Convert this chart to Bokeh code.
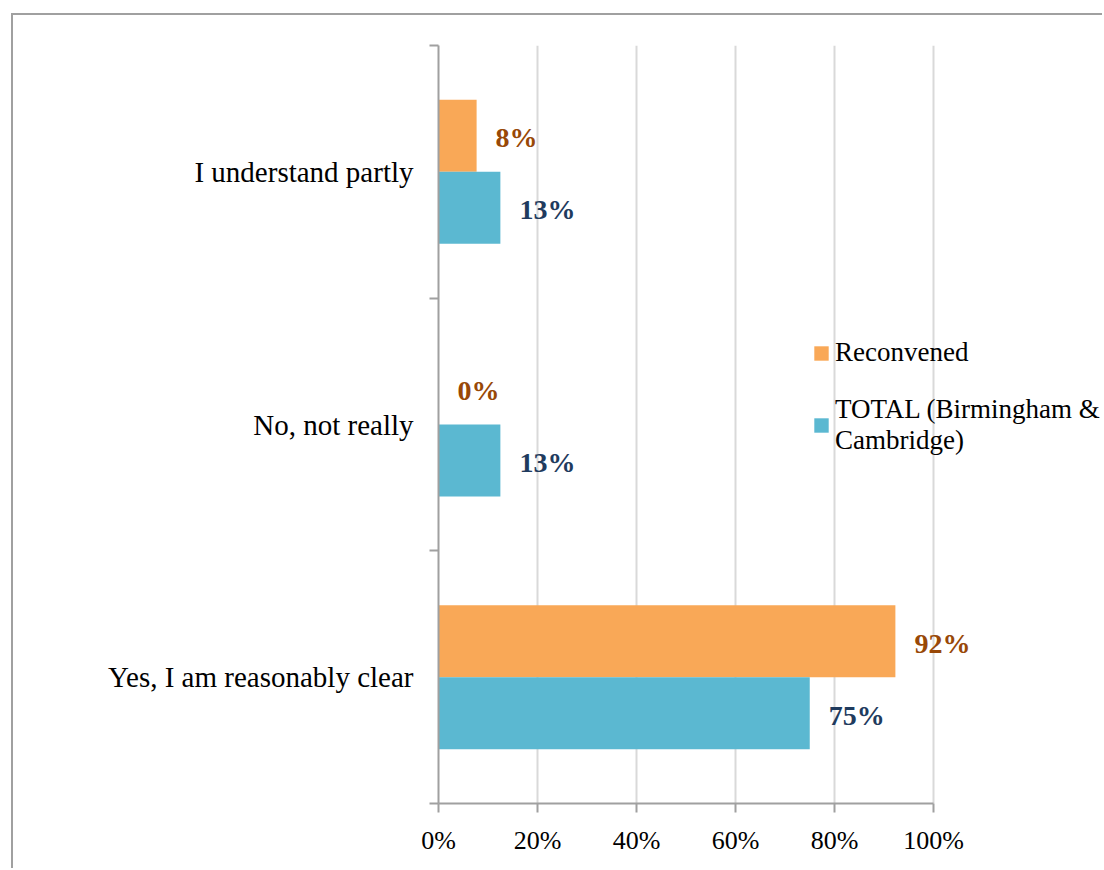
from bokeh.plotting import figure
from bokeh.models import (Range1d, FixedTicker, PrintfTickFormatter, Legend, LegendItem,
                          ColumnDataSource)
from bokeh.core.properties import value
from bokeh.embed import file_html
from bokeh.resources import INLINE

# ---- data (top-to-bottom order) ----
categories = ["I understand partly", "No, not really", "Yes, I am reasonably clear"]
reconvened = [7.7, 0.0, 92.3]
total = [12.5, 12.5, 75.0]
reconvened_labels = ["8%", "0%", "92%"]
total_labels = ["13%", "13%", "75%"]
x_ticks = [0, 20, 40, 60, 80, 100]
series_names = ["Reconvened", "TOTAL (Birmingham &\nCambridge)"]

FONT = "Liberation Serif"
ORANGE = "#F9A857"
TEAL = "#5BB8D1"
ORANGE_TXT = "#984807"
TEAL_TXT = "#1F3B5E"
AXIS = "#A0A0A0"

# layout (screen pixels)
W, H = 1091, 855
LEFT, TOP, BOTTOM = 425, 30, 67
AXIS_PX = 495            # pixel length of 0..100 %
frame_w = W - LEFT
x_end = 100.0 * frame_w / AXIS_PX

n = len(categories)
centers = [n - i - 0.5 for i in range(n)]
bar_h = 0.285
y_rec = [c + bar_h / 2 for c in centers]
y_tot = [c - bar_h / 2 for c in centers]

src_rec = ColumnDataSource(dict(y=y_rec, v=reconvened, lab=reconvened_labels))
src_tot = ColumnDataSource(dict(y=y_tot, v=total, lab=total_labels))

p = figure(width=W, height=H, x_range=Range1d(0, x_end), y_range=Range1d(0, n),
           output_backend="svg", toolbar_location=None,
           min_border_left=LEFT, min_border_right=0, min_border_top=TOP, min_border_bottom=BOTTOM,
           margin=(13, 0, 0, 11))
p.styles = {"border-left": "2px solid #A0A0A0", "border-top": "2px solid #A0A0A0"}
p.outline_line_color = None
p.background_fill_color = "white"
p.border_fill_color = "white"

r1 = p.hbar(y="y", right="v", left=0, height=bar_h, source=src_rec,
            fill_color=ORANGE, line_color=None)
r2 = p.hbar(y="y", right="v", left=0, height=bar_h, source=src_tot,
            fill_color=TEAL, line_color=None)

p.text(x="v", y="y", text="lab", source=src_rec, x_offset=19, y_offset=2, text_align="left",
       text_baseline="middle", text_font=value(FONT), text_font_style="bold",
       text_font_size="28px", text_color=ORANGE_TXT)
p.text(x="v", y="y", text="lab", source=src_tot, x_offset=19, y_offset=2, text_align="left",
       text_baseline="middle", text_font=value(FONT), text_font_style="bold",
       text_font_size="28px", text_color=TEAL_TXT)

# x axis
xa = p.xaxis[0]
xa.bounds = (0, 100)
xa.ticker = FixedTicker(ticks=x_ticks)
xa.formatter = PrintfTickFormatter(format="%d%%")
xa.major_tick_out = 9
xa.major_tick_in = 0
xa.minor_tick_out = 0
xa.minor_tick_in = 0
xa.axis_line_color = AXIS
xa.axis_line_width = 2
xa.major_tick_line_color = AXIS
xa.major_tick_line_width = 2
xa.major_label_text_font = FONT
xa.major_label_text_font_size = "26px"
xa.major_label_text_color = "black"
xa.major_label_standoff = 13

# y axis
ya = p.yaxis[0]
ya.ticker = FixedTicker(ticks=centers, minor_ticks=list(range(n + 1)))
ya.major_label_overrides = {c: lab for c, lab in zip(centers, categories)}
ya.major_tick_out = 0
ya.major_tick_in = 0
ya.minor_tick_out = 9
ya.minor_tick_in = 0
ya.minor_tick_line_color = AXIS
ya.minor_tick_line_width = 2
ya.axis_line_color = AXIS
ya.axis_line_width = 2
ya.major_label_text_font = FONT
ya.major_label_text_font_size = "29px"
ya.major_label_text_color = "black"
ya.major_label_standoff = 16

p.xgrid.ticker = FixedTicker(ticks=x_ticks[1:])
p.xgrid.grid_line_color = "#D9D9D9"
p.xgrid.grid_line_width = 2
p.ygrid.grid_line_color = None

legend = Legend(items=[LegendItem(label=series_names[0], renderers=[r1]),
                       LegendItem(label=series_names[1], renderers=[r2])],
                location=(374, 347), orientation="vertical",
                glyph_width=18, glyph_height=18, label_standoff=5, spacing=26,
                padding=0, margin=0, border_line_color=None, background_fill_alpha=0,
                label_text_font=FONT, label_text_font_size="27px", label_text_color="black")
p.add_layout(legend, "center")

open("out.html", "w").write(file_html(p, INLINE))
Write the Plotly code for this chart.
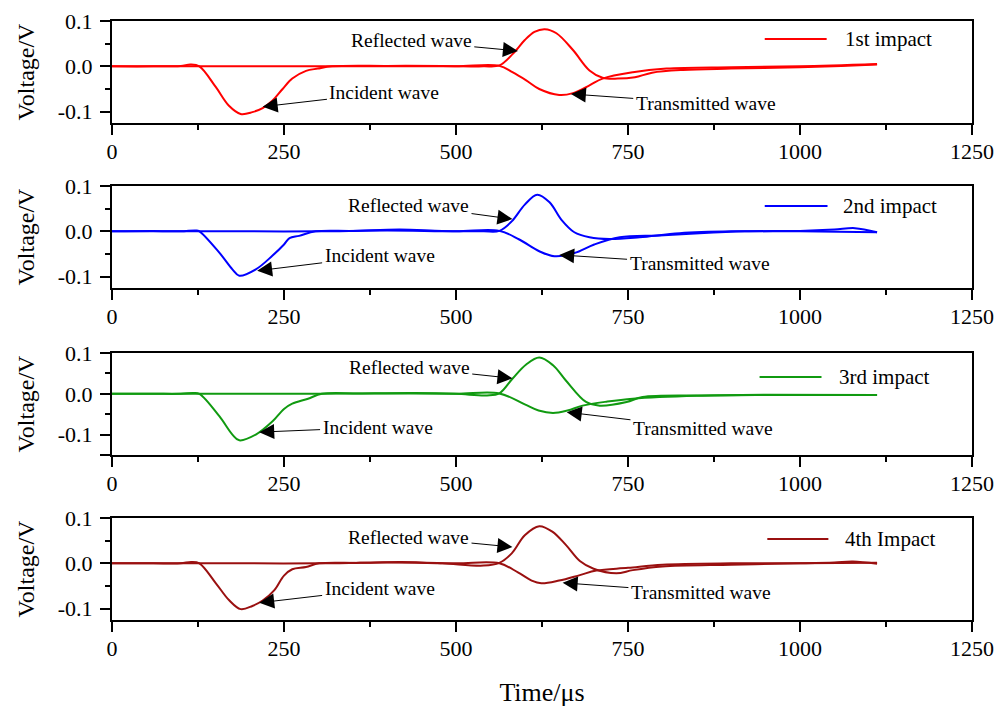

## [Do this]
Every line from the top of the material above through the line with "from bokeh.resources import INLINE" should be duplicated exactly, please; leave out the pictures.

## [Expected output]
Convert this chart to Bokeh code.
from bokeh.plotting import figure
from bokeh.models import (Range1d, FixedTicker, PrintfTickFormatter, Legend, LegendItem,
                          ColumnDataSource)
from bokeh.core.properties import value
from bokeh.embed import file_html
from bokeh.resources import INLINE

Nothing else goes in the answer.